The point is that you may not get the assembly you assume you’re going to get. Like the example shows, it may never even generate something that accesses the value at all.



Yes, but that doesn't mean that what the hardware does is irrelevant.


That’s true. You have to understand that abstract machine, what it guarantees, and how that relates to your hardware and what it guarantees.

I really need to finish my own blog post series on this topic...


Guess there's some bigger context that I'm missing here. I wouldn't have expected saying "Understanding how your compiler enforces it's abstract machine is beneficial" would be a controversial position to take.


> Understanding how your compiler enforces it's abstract machine is beneficial

The compiler does not enforce it though. It only implements the abstract machine, and the implementation is only correct for UB-free programs.
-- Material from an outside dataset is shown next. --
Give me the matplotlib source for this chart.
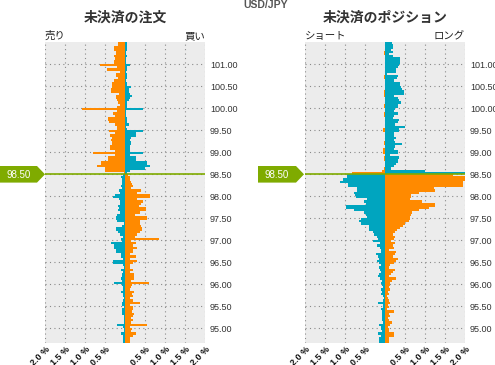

When you are in UB it's even more interesting to ask what the hardware actually does because the standard will not specify anything.


No, that's when it's least interesting to ask what the hardware does. A program with UB will not reliably compile to any particular hardware behavior, so changing unrelated parts of the program or upgrading your compiler can change which hardware behavior you get.

The actual hardware behavior is useful for other purposes, like understanding why the abstract machine is the way it is, or understanding and improving the performance of well-defined programs, but it is not useful at all once you have UB.


It's interesting to me, and it's interesting to the first person in this thread. I'm sorry that you feel that were wasting our time.